Ok, what did you think? I was, quite frankly, appalled at the flashy arrogance and smug satisfaction the got out of offering free car washes to people driving 40 thousand dollar vehicles in an upper middle class bastion of white privilege. Here's a thought. Instead of handing out free gas and Twinkies to SUV driving suburbanites, how about they take that credit card down to the rough part of town and spend it on people that REALLY need the help? Think of how many bus passes they could've bought, or how many meals could've been paid for and served to a homeless shelter, or shoes and coats bought for kids in need. They want to 'be last' so they can 'be first', which speaks to their true motives, then why don't they 'trust Jesus' and go among the least of their brethren to do some REAL good? And don't get me started on the whole 'hijack sexualized pop music for Jesus' routine. Ew.

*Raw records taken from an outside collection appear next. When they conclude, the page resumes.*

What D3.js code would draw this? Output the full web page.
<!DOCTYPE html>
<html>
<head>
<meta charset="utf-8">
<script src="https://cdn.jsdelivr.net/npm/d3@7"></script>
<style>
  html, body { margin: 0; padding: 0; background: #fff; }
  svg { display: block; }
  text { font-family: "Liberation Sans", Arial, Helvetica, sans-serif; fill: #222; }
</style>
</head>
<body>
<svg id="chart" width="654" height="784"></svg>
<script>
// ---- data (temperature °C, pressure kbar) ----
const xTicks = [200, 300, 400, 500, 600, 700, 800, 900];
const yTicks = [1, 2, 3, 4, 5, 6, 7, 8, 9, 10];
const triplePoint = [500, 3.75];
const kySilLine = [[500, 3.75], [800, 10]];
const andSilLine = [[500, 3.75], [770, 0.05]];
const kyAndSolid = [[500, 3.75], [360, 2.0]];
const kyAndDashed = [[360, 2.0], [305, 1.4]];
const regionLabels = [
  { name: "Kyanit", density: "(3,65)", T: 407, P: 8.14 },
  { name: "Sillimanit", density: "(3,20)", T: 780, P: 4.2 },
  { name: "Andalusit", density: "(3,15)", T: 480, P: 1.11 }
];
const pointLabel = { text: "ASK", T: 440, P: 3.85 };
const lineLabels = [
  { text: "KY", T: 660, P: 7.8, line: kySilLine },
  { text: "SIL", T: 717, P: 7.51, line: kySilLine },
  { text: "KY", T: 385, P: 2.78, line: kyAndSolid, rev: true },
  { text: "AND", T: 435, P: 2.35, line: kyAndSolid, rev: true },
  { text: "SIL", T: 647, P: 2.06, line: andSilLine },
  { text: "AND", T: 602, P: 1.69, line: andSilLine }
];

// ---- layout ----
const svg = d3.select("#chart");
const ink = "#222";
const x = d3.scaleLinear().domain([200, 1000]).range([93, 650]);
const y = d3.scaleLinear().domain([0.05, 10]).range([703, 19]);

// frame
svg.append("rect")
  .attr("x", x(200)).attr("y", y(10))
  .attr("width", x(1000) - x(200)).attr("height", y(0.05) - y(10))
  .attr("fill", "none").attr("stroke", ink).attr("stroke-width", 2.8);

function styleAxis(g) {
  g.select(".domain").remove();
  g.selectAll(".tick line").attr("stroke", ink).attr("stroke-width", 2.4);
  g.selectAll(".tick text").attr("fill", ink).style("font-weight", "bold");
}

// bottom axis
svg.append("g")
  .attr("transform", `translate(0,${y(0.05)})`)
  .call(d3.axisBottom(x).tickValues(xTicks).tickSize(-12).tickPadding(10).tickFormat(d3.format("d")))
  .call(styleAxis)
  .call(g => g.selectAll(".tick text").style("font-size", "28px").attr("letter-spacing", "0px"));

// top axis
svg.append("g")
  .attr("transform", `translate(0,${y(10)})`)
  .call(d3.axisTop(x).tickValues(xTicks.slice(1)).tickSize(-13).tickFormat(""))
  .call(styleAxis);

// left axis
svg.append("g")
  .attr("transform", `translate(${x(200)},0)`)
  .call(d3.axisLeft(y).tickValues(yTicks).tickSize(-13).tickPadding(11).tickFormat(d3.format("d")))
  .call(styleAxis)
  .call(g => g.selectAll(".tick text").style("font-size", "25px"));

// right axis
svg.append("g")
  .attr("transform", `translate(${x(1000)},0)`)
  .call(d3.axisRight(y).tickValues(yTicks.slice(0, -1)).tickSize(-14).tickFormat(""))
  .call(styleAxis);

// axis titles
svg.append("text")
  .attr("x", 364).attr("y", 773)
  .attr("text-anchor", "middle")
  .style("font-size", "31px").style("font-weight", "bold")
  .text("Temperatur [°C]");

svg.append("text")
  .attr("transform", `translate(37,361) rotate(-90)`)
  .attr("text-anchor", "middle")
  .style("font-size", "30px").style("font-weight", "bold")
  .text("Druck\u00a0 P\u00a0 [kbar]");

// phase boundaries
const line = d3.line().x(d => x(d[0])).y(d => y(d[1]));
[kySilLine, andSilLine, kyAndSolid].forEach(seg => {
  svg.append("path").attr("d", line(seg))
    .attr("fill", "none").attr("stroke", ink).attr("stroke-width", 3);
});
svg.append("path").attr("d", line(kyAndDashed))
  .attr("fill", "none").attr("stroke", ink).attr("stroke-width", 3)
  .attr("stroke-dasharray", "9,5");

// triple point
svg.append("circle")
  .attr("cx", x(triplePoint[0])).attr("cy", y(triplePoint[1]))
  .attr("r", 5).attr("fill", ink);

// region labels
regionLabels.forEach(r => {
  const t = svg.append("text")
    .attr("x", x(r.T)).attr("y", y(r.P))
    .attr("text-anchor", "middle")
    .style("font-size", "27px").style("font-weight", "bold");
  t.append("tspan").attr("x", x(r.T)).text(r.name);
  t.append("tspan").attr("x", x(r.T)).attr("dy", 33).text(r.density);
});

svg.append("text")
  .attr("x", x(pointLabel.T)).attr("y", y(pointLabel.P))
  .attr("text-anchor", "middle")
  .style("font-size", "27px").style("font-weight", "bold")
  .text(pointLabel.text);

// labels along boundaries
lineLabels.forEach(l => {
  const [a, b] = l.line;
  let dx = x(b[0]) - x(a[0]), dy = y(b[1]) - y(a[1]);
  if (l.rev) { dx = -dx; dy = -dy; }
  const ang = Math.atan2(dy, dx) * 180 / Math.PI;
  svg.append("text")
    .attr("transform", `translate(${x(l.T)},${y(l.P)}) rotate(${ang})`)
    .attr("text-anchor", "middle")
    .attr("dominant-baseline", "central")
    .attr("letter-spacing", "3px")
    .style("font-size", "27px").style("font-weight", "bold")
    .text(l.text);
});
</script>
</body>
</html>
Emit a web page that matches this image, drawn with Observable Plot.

In the name of all that is wrong with this attitude and mentality, this idea that to get a better seat in the clouds (seriously people?), I took $50 worth of groceries to the local food pantry. I (anonymously) left the bag with the staff, and inside was one of our cards. I'm not going to make a catchy video with a cheesy Timberlake remix, I'm not going to call and ask what they think, it was entirely anonymous. And actually? We can't 'afford' that right now. Our budget is tight, we have kids to feed, and I can assure you we're not in the same economic class as the folks in that video. We drive a beat up vehicle that is well over ten years old and has 175 thousand miles on it with rusted holes in the doors. We shop at second hand stores for all our clothes and furniture. We're not poor, but we're assuredly not wealthy. What we do have is the luxury of knowing what we're going to feed our kids tonight. And that's a hell of a lot more than some people, so rather than handing out lattes to the over-privileged, I encourage you all to take a few minutes of your time and do some REAL good...without god.